# World of Warships - Micro Lags



## ZLxBk (2. August 2016)

Hallo Leute,

Seit kurzem habe ich Micro Laggs in World of Warships.

Die Lag Lampe blinkt immer mal im Gefecht, Gegner bleiben in ihrer Bewegung stecken und bewegen sich 1 Sekunde später weiter.

Ich habe keine Ahnung woran es liegt.
Meine Freundin zockt am zweit Rechner witcher 3, seitdem ist das so aber das kann doch nicht in Zusammenhang stehen.

Internet ist ebenfalls kaum ausgelastet 25k Leitung.

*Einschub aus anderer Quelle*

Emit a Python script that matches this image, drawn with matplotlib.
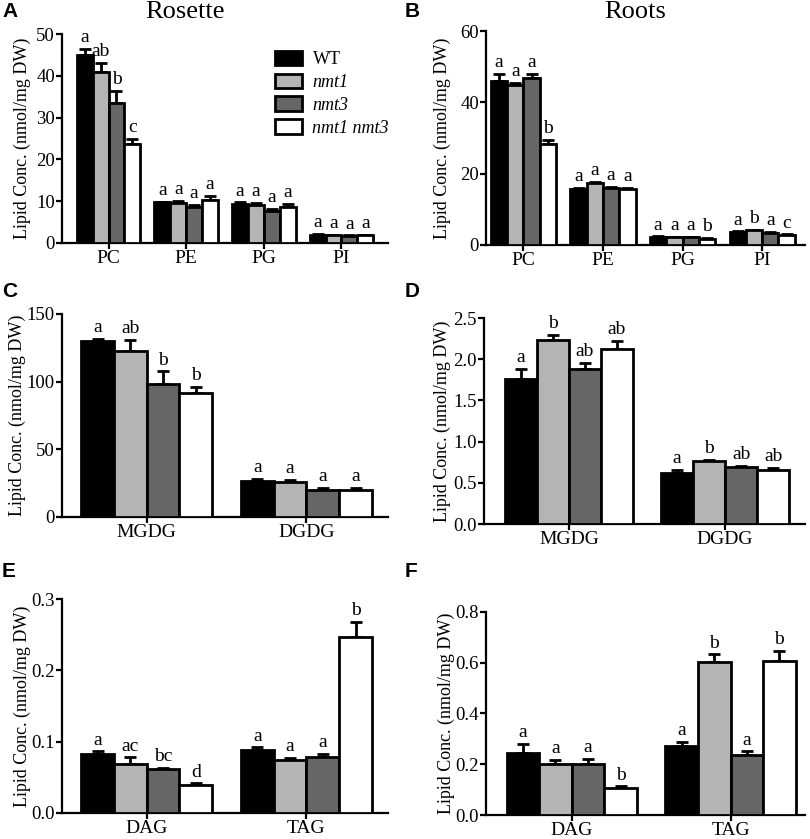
import matplotlib
matplotlib.use("Agg")
import matplotlib.pyplot as plt
from matplotlib.patches import Patch
import numpy as np

plt.rcParams['font.family'] = ['Liberation Serif', 'DejaVu Serif']

genotypes = ['WT', 'nmt1', 'nmt3', 'nmt1 nmt3']
colors = ['#000000', '#b4b4b4', '#666666', '#ffffff']

# panel A - rosette phospholipids
a_cats = ['PC', 'PE', 'PG', 'PI']
a_vals = [[45.0, 9.7, 9.3, 2.0],
          [41.0, 9.5, 9.1, 1.8],
          [33.5, 8.5, 7.6, 1.6],
          [23.8, 10.4, 8.6, 1.8]]
a_err = [[1.5, 0.2, 0.4, 0.2],
         [2.1, 0.5, 0.5, 0.2],
         [2.9, 0.7, 0.5, 0.2],
         [1.1, 0.8, 0.7, 0.2]]
a_let = [['a', 'a', 'a', 'a'], ['ab', 'a', 'a', 'a'], ['b', 'a', 'a', 'a'], ['c', 'a', 'a', 'a']]

# panel B - root phospholipids
b_cats = ['PC', 'PE', 'PG', 'PI']
b_vals = [[46.0, 15.6, 2.2, 3.6],
          [44.8, 17.3, 2.1, 4.1],
          [46.7, 15.9, 2.1, 3.4],
          [28.2, 15.6, 1.8, 2.8]]
b_err = [[1.9, 0.5, 0.2, 0.2],
         [0.6, 0.3, 0.1, 0.2],
         [1.2, 0.3, 0.1, 0.2],
         [1.2, 0.4, 0.1, 0.2]]
b_let = [['a', 'a', 'a', 'a'], ['a', 'a', 'a', 'b'], ['a', 'a', 'a', 'a'], ['b', 'a', 'b', 'c']]

# panel C - rosette galactolipids
c_cats = ['MGDG', 'DGDG']
c_vals = [[130.2, 26.8], [122.8, 25.9], [98.5, 19.7], [91.6, 19.9]]
c_err = [[1.5, 1.5], [8.2, 1.4], [9.0, 2.0], [4.4, 1.5]]
c_let = [['a', 'a'], ['ab', 'a'], ['b', 'a'], ['b', 'a']]

# panel D - root galactolipids
d_cats = ['MGDG', 'DGDG']
d_vals = [[1.76, 0.62], [2.23, 0.76], [1.88, 0.69], [2.12, 0.66]]
d_err = [[0.12, 0.04], [0.07, 0.02], [0.08, 0.02], [0.10, 0.025]]
d_let = [['a', 'a'], ['b', 'b'], ['ab', 'ab'], ['ab', 'ab']]

# panel E - rosette neutral lipids
e_cats = ['DAG', 'TAG']
e_vals = [[0.0825, 0.088], [0.0690, 0.0742], [0.0617, 0.0790], [0.0394, 0.247]]
e_err = [[0.004, 0.004], [0.009, 0.003], [0.002, 0.004], [0.002, 0.0205]]
e_let = [['a', 'a'], ['ac', 'a'], ['bc', 'a'], ['d', 'b']]

# panel F - root neutral lipids
f_cats = ['DAG', 'TAG']
f_vals = [[0.245, 0.270], [0.199, 0.601], [0.200, 0.238], [0.107, 0.605]]
f_err = [[0.035, 0.019], [0.019, 0.032], [0.021, 0.013], [0.006, 0.043]]
f_let = [['a', 'a'], ['a', 'b'], ['a', 'a'], ['b', 'b']]

fig = plt.figure(figsize=(8.1, 8.39), dpi=100)


def panel(rect, cats, vals, errs, lets, ylim, yticks, xlim, fmt, ylab_x):
    ax = fig.add_axes(rect)
    x = np.arange(len(cats))
    w = 0.205
    for i in range(4):
        xs = x + (i - 1.5) * w
        ax.bar(xs, vals[i], w, color=colors[i], edgecolor='black', linewidth=2, zorder=3)
        ax.errorbar(xs, vals[i], yerr=[np.zeros(len(cats)), errs[i]], fmt='none',
                    ecolor='black', elinewidth=2, capsize=4, capthick=2, zorder=2)
        for xx, v, e, l in zip(xs, vals[i], errs[i], lets[i]):
            ax.annotate(l, (xx, v + e), xytext=(0, 2), textcoords='offset points',
                        ha='center', va='bottom', fontsize=14)
    ax.set_xlim(*xlim)
    ax.set_ylim(*ylim)
    ax.set_yticks(yticks)
    ax.set_yticklabels([fmt.format(t) for t in yticks])
    ax.set_xticks(x)
    ax.set_xticklabels(cats)
    for s in ['top', 'right']:
        ax.spines[s].set_visible(False)
    for s in ['left', 'bottom']:
        ax.spines[s].set_linewidth(1.6)
    ax.tick_params(axis='y', labelsize=13.5, width=1.6, length=4, pad=1)
    ax.tick_params(axis='x', labelsize=14, width=1.6, length=4, pad=1)
    ax.set_ylabel('Lipid Conc. (nmol/mg DW)', fontsize=13)
    ax.yaxis.set_label_coords(ylab_x, 0.5)
    return ax


axA = panel([0.0765, 0.7104, 0.4025, 0.249], a_cats, a_vals, a_err, a_let,
            (0, 50), [0, 10, 20, 30, 40, 50], (-0.6, 3.6), '{:.0f}', -0.095)
axB = panel([0.600, 0.708, 0.394, 0.255], b_cats, b_vals, b_err, b_let,
            (0, 60), [0, 20, 40, 60], (-0.47, 3.54), '{:.0f}', -0.11)
axC = panel([0.0765, 0.3838, 0.4025, 0.242], c_cats, c_vals, c_err, c_let,
            (0, 150), [0, 50, 100, 150], (-0.53, 1.51), '{:.0f}', -0.11)
axD = panel([0.5975, 0.3754, 0.396, 0.2455], d_cats, d_vals, d_err, d_let,
            (0, 2.5), [0, 0.5, 1.0, 1.5, 2.0, 2.5], (-0.545, 1.51), '{:.1f}', -0.103)
axE = panel([0.0765, 0.031, 0.4025, 0.255], e_cats, e_vals, e_err, e_let,
            (0, 0.3), [0, 0.1, 0.2, 0.3], (-0.53, 1.51), '{:.1f}', -0.095)
axF = panel([0.600, 0.0286, 0.394, 0.242], f_cats, f_vals, f_err, f_let,
            (0, 0.8), [0, 0.2, 0.4, 0.6, 0.8], (-0.54, 1.47), '{:.1f}', -0.097)

fig.text(185 / 810, 1 - 1 / 839, 'Rosette', fontsize=19, ha='center', va='top')
fig.text(635 / 810, 1 - 1 / 839, 'Roots', fontsize=19, ha='center', va='top')

handles = [Patch(facecolor=c, edgecolor='black', linewidth=2) for c in colors]
leg = axA.legend(handles, genotypes, loc='upper left', bbox_to_anchor=(0.63, 0.955),
                 frameon=False, fontsize=13, handlelength=1.5, handleheight=0.85,
                 labelspacing=0.3, handletextpad=0.6, borderaxespad=0)
for t in leg.get_texts()[1:]:
    t.set_style('italic')

for lab, (px, py) in zip('ABCDEF', [(2, 2), (405, 2), (2, 282), (405, 282), (2, 562), (405, 562)]):
    fig.text(px / 810, 1 - py / 839, lab, fontsize=15, fontweight='bold',
             family='Liberation Sans', ha='left', va='top')

fig.savefig('out.png', dpi=100)
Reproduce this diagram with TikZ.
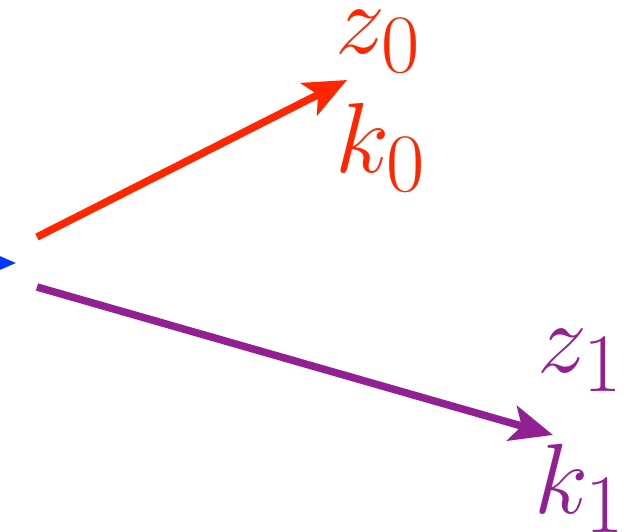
\documentclass[tikz,border=0pt]{standalone}
\usepackage{tikz}
\usetikzlibrary{arrows.meta, positioning}
\definecolor{vecred}{RGB}{255,38,0}
\definecolor{vecpurple}{RGB}{146,32,146}
\definecolor{vecblue}{RGB}{0,55,255}

\begin{document}
\begin{tikzpicture}[
  x=0.02cm, y=-0.02cm,
  vec/.style={line width=0.15cm, -{Stealth[length=0.85cm, width=0.72cm, inset=0.2cm]}},
  lbl/.style={inner sep=0pt, anchor=base west, font=\Huge, scale=2.28, transform shape}
]
\useasboundingbox (0,0) rectangle (629,531);
\clip (0,0) rectangle (629,531);

% points
\coordinate (o0) at (37,237);
\coordinate (t0) at (347,80);
\coordinate (o1) at (37,287);
\coordinate (t1) at (553,435);
\coordinate (ob) at (-120,263);
\coordinate (tb) at (16,263);

% vectors
\draw[vec, vecblue] (ob) -- (tb);
\draw[vec, vecred] (o0) -- (t0);
\draw[vec, vecpurple] (o1) -- (t1);

% labels
\node[lbl, text=vecred]    (z0) at (335,53)  {$z_0$};
\node[lbl, text=vecred]    (k0) at (335,172) {$k_0$};
\node[lbl, text=vecpurple] (z1) at (537,372) {$z_1$};
\node[lbl, text=vecpurple] (k1) at (534,513) {$k_1$};
\end{tikzpicture}
\end{document}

Spiel Einstellung ist bei mir alles auf Anschlag, schon immer.
Pc hat genug Leistung..

Etwas ratlos..

Gesendet von meinem HTC One mit Tapatalk


----------



## Ion (2. August 2016)

Ich hab das auch manchmal. Das verschwindet nach einiger Zeit von selbst.
Ich stempel das unter Serverproblemen ab


----------



## ZLxBk (3. August 2016)

Stimmt, ist durch den letzten Patch entstanden. Soll am Donnerstag behoben werden 

Gesendet von meinem HTC One mit Tapatalk


----------